__WHAT YOU WILL DO__: For the material that follows, list every line containing the word "size".

__DATA SHOWN__:
^^^^^^^^^^^^^^^^

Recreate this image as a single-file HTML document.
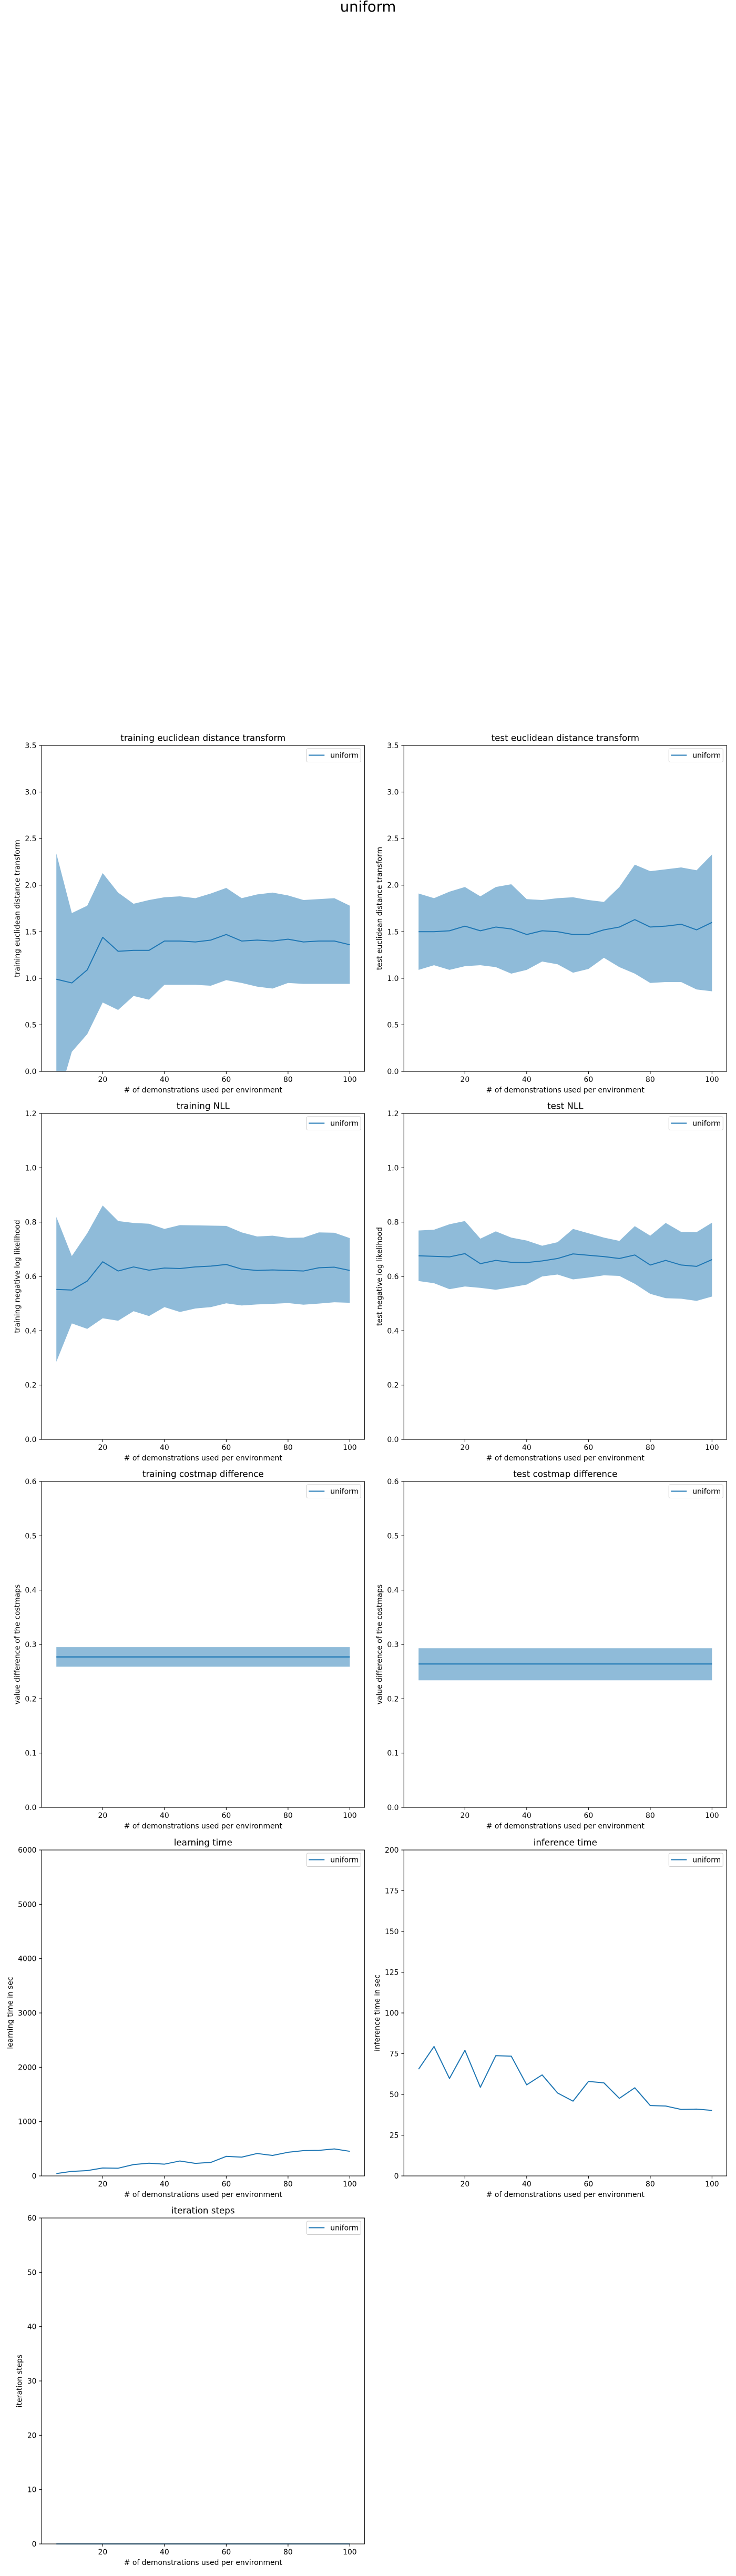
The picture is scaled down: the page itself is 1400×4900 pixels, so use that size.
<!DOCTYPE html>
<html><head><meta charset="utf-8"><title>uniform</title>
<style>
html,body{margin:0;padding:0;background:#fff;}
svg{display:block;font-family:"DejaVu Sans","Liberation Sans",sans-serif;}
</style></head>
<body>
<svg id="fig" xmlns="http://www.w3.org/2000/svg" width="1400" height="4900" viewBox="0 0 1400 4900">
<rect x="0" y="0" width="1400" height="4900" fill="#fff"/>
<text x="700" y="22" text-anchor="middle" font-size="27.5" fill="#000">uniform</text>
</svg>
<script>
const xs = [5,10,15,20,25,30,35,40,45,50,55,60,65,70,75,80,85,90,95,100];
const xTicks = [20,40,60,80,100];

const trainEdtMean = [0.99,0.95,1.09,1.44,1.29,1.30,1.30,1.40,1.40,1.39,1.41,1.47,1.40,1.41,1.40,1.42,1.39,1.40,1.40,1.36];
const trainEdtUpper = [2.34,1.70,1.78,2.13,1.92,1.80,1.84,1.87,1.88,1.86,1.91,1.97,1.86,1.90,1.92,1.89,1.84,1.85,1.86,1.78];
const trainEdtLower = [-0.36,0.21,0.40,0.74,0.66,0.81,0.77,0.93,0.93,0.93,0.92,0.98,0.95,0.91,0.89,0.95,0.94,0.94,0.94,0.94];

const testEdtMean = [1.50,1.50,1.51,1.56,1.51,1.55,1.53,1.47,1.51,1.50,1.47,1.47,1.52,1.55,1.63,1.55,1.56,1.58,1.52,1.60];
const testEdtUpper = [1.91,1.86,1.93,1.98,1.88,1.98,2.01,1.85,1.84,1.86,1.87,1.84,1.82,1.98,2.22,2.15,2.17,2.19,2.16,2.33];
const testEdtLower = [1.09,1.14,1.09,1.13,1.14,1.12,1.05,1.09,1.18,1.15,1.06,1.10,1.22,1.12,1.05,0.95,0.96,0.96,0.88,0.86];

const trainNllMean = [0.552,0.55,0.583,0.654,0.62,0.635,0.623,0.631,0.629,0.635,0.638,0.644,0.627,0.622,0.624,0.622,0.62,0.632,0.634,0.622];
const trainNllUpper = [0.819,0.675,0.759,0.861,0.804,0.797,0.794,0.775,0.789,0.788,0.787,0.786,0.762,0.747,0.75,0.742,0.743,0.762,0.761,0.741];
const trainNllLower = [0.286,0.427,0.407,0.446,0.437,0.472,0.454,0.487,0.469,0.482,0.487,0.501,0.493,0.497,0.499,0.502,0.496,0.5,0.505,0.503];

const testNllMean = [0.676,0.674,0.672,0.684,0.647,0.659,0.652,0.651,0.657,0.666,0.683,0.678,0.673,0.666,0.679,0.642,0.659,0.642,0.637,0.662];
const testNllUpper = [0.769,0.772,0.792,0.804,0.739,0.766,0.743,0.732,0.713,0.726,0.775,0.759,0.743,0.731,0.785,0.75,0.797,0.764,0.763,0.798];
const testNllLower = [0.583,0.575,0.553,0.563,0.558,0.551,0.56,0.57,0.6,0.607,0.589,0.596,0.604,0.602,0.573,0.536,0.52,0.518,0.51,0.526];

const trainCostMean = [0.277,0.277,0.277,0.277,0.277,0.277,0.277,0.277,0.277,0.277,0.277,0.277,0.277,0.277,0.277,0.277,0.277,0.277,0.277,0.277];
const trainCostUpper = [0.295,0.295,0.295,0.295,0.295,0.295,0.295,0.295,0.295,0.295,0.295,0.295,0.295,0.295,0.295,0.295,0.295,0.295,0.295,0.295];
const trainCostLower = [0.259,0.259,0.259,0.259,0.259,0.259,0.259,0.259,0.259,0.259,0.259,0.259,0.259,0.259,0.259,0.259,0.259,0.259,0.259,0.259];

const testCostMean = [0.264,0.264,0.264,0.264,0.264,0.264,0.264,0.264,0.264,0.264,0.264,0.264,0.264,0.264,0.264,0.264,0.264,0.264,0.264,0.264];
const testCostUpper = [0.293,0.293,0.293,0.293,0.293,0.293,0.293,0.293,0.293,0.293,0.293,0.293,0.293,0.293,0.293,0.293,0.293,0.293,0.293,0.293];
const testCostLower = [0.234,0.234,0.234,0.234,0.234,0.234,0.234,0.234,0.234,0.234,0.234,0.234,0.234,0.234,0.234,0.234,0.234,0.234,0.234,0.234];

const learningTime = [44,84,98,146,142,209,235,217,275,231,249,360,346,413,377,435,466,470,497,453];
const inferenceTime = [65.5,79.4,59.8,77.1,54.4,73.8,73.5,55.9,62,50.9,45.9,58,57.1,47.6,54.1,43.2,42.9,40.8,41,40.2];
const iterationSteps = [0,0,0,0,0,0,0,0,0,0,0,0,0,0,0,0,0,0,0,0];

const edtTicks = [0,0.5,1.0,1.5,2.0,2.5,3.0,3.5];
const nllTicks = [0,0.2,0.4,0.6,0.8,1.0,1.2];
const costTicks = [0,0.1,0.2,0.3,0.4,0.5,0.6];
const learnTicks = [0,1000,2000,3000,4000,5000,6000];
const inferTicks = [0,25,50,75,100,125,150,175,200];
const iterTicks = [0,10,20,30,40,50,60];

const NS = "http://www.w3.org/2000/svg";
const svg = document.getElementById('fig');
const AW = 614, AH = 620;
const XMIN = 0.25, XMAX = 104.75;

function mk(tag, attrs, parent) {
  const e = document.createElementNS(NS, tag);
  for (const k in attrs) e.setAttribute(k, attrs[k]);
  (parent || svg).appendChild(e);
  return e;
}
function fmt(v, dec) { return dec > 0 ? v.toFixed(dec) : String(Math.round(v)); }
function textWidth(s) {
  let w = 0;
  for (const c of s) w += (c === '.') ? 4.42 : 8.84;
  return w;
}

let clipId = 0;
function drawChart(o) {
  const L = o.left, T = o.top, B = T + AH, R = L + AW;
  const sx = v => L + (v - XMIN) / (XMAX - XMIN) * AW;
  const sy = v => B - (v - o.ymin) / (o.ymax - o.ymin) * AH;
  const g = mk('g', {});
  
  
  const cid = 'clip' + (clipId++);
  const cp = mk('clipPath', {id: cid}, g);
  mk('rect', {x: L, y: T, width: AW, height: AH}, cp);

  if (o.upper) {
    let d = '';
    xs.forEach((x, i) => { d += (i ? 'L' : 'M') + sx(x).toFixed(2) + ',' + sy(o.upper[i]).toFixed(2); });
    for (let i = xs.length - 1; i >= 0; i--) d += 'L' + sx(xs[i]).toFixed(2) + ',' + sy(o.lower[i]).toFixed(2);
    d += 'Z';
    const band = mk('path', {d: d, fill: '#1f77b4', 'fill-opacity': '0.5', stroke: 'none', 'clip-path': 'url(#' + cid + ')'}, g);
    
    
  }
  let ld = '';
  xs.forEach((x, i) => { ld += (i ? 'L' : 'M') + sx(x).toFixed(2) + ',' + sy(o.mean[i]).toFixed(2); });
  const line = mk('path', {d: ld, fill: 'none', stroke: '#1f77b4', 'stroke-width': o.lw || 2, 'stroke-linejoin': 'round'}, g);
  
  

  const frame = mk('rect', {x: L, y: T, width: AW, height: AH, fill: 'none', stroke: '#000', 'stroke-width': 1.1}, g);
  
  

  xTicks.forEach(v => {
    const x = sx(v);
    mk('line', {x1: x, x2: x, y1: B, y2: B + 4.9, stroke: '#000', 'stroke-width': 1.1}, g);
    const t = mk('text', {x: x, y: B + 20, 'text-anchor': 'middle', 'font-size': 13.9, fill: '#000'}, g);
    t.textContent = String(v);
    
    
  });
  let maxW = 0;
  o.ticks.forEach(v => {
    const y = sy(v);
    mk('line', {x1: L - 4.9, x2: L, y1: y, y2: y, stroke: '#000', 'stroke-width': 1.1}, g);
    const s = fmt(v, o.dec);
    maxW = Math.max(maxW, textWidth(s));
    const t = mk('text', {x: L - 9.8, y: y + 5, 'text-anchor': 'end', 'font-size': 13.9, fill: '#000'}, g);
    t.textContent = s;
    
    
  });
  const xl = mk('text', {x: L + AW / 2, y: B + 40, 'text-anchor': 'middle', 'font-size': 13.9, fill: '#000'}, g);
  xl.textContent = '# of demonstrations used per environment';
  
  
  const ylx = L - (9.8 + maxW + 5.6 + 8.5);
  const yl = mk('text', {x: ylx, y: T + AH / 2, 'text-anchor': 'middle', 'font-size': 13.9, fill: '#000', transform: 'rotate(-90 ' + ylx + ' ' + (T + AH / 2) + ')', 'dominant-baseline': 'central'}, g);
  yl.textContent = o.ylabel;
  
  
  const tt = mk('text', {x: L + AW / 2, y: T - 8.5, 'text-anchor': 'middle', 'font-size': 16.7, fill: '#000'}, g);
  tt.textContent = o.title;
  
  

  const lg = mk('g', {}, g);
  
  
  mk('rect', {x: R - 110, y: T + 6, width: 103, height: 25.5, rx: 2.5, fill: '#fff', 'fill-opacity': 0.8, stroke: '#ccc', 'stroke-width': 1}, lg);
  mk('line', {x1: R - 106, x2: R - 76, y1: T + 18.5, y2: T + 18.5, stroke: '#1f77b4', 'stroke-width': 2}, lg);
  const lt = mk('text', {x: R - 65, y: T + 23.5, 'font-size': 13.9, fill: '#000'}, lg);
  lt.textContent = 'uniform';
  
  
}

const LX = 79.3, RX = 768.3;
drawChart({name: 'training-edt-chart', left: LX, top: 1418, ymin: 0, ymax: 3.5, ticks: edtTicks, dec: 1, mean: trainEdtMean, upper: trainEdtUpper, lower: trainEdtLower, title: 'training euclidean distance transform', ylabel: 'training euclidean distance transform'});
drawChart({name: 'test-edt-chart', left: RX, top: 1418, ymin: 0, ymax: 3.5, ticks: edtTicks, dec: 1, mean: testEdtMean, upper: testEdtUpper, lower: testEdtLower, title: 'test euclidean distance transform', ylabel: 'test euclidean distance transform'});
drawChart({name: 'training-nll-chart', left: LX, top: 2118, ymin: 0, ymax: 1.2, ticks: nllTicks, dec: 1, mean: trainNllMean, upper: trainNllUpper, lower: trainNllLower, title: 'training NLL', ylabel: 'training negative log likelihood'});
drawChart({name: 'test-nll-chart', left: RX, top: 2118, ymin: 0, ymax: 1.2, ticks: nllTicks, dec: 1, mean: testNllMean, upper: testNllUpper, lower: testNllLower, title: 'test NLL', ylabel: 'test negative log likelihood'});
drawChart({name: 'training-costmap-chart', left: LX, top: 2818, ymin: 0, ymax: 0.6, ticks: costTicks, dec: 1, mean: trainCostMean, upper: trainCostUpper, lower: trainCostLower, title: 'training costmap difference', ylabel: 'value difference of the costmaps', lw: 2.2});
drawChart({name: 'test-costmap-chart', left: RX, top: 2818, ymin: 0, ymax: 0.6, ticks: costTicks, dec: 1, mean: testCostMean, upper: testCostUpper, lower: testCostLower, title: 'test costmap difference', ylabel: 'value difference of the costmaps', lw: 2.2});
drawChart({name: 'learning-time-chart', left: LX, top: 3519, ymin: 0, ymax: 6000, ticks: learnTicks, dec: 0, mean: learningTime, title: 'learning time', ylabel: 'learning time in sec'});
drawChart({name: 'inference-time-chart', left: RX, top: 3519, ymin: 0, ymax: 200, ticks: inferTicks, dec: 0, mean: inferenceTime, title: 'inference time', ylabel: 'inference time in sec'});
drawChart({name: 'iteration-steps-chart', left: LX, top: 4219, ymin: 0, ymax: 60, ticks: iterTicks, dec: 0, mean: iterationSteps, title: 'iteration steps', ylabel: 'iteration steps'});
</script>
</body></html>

^^^^^^^^^^^^^^^^

__RESULT OF THE EXERCISE__:
The picture is scaled down: the page itself is 1400×4900 pixels, so use that size.
<text x="700" y="22" text-anchor="middle" font-size="27.5" fill="#000">uniform</text>
    const t = mk('text', {x: x, y: B + 20, 'text-anchor': 'middle', 'font-size': 13.9, fill: '#000'}, g);
    const t = mk('text', {x: L - 9.8, y: y + 5, 'text-anchor': 'end', 'font-size': 13.9, fill: '#000'}, g);
  const xl = mk('text', {x: L + AW / 2, y: B + 40, 'text-anchor': 'middle', 'font-size': 13.9, fill: '#000'}, g);
  const yl = mk('text', {x: ylx, y: T + AH / 2, 'text-anchor': 'middle', 'font-size': 13.9, fill: '#000', transform: 'rotate(-90 ' + ylx + ' ' + (T + AH / 2) + ')', 'dominant-baseline': 'central'}, g);
  const tt = mk('text', {x: L + AW / 2, y: T - 8.5, 'text-anchor': 'middle', 'font-size': 16.7, fill: '#000'}, g);
  const lt = mk('text', {x: R - 65, y: T + 23.5, 'font-size': 13.9, fill: '#000'}, lg);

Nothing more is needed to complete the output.